5 News continued to be presented over a two- or three-year period in various cities in the United States, including Houston, Minnesota-St. Paul, and New Brunswick, New Jersey.

6 See Lynne Cooke, "Robert Whitman: Playback," in Robert Whitman: Playback, p. 16.

7 See Calvin Tomkins, "Onward and Upward with the Arts," in The New Yorker, October 3, 1970, p. 86.

8 Billy Klüver in an interview with the author, May 12, 2003.

9 Barbara Rose, "Art as Experience, Environment, Process," in Pavilion: By Experiments in Art and Technology (New York: E. P. Dutton, 1972), p. 99.

10 Ernest Corea, "Rich Men’s Toys or Development Tools?" p. 19, Klüver/E.A.T. Archive.

11 Sir Arthur C. Clarke, "Satellites and Saris: 25 Years Later," Frontline 18, no. 9 (April 28—May 11, 2001).

12 "The Anand Project," Techne 1, no. 2 (November 6, 1970), p. 7.

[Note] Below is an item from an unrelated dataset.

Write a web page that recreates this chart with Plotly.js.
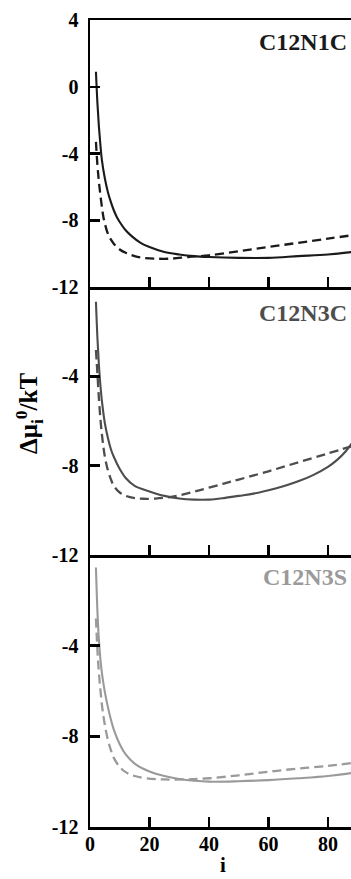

13 Klüver, project notes, March 2002, Klüver/E.A.T. archive.

14 Interestingly, according to an evaluation of the SITE project, the audience preferred instructional programs to pure entertainment.

15 Klüver, project notes, 1970, Klüver/E.A.T. Archive.

16 Kissinger, quoted by Ernest Corea, p. 19.

17 Whitman in an interview with the author, May 8, 2003.

18 Klüver, project notes, May 2003, Klüver/E.A.T. Archive.

19 Whitman, quoted in Simone [Forti] Whitman, "Theater and Engineering: An Experiment. 1. Notes form a Participant," Artforum 5, no. 6 (February 1966), p. 27.

20 Baker, p. 114.

21 Cooke, quoting 1977 notes from Klüver in her essay "Robert Whitman: Playback," p. 28.